The reality of the lack of knowledge of the student is rationalized with equality by treating the teacher as a functionary or employee with some bits and bobbles of useful knowledge that the student can quickly pry out and appropriate. Certainly it makes no sense to follow the teacher’s curriculum or lesson plan. You already know 99% of what you need to know, just ask a few questions, follow your own [lack of] knowledge, after all, who does this dude think he is? Also since you and the teacher are on the same level, feel free to criticize the teacher and argue with them. You have a right to your own opinion and that opinion is just as valid as the teacher’s, in fact, probably more so since you wouldn’t have an opinion that you knew was wrong. If you disagree with the teacher their job is to convince you, in fact they should cater to and serve you.
One problem with this modern automatic assumption of equality or even superiority of the student is that it interferes with learning and on a deeper level, it is a profound misunderstanding of the respective roles of teacher and student.
At its most basic, the student must realize that they lack knowledge and recognize that the teacher has this knowledge. They must be willing to learn.
The teacher must have the knowledge that the student seeks and be willing and able to teach it.
Both of these are honorable roles, but logic as well as the traditional view both dictate that the teacher is superior to the student in knowledge.
It follows that not only is the teacher superior in the knowledge sought itself, but also in knowing the method to impart knowledge.
Therefore the student needs to submit to the teacher’s method as well as open themselves to the information that the teacher imparts. Openly acknowledging this submission is painful and often unacceptable for the modern student.
Of course, this is not granting absolute power to the teacher. The student should investigate the teacher beforehand, checking out their training, their lineage and their teachers, reading their writings, talking with their students. But once the student decides to study with the teacher they should accept them wholeheartedly as their teacher. That doesn’t mean that they should let themselves be taken advantage of by the teacher and sadly some teachers have abused their students financially, sexually and in other ways. The student, as well as the teacher, always retain the right to end the relationship.
In my view, respect is at the core of the student/teacher or master/disciple relationship. If a student disrespects their teacher, they show that they do not value the knowledge that the teacher is giving them and ultimately, lack self respect.
I have been blessed with excellent teachers and as a student never felt inhibited about traditional ritualized forms of respect. For example, when I studied with Mehdi-Hairi Yazdi, an Iranian ayatollah, we all stood when he entered the room. As a Buddhist when I do dokusan, an individual interview with Shoken, my Buddhist teacher, I do three full prostrations to begin. I enjoy showing respect and in fact, feel ennobled to be part of these ancient lineages.
I don’t expect my astrology students to do prostrations, but in order for me to teach and pass on the tradition, I do need them to trust me enough not to be constantly looking for mistakes or arguing with me. It is hard enough to grasp this material without fighting me all the way.

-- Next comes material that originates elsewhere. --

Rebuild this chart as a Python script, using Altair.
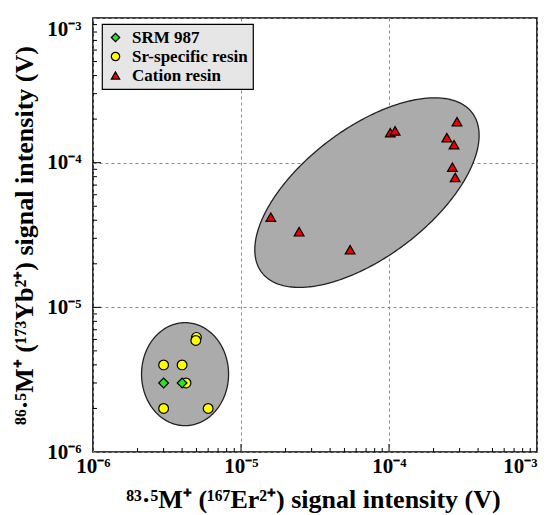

When I teach it is not factory style mass production lectures with multiple choice testing in the educational/industrial complex, but the traditional method of one on one, albeit via the Internet or phone.
The traditional method works, I’m living proof of that. It is not that I am better than my students, just more knowledgeable. Besides, I was once a student and my students will be teachers. This knowledge is not mine, I am merely the conduit for passing on the tradition. Respect to the teacher is really respect to the lineage of teachers before them and ultimately to the knowledge itself.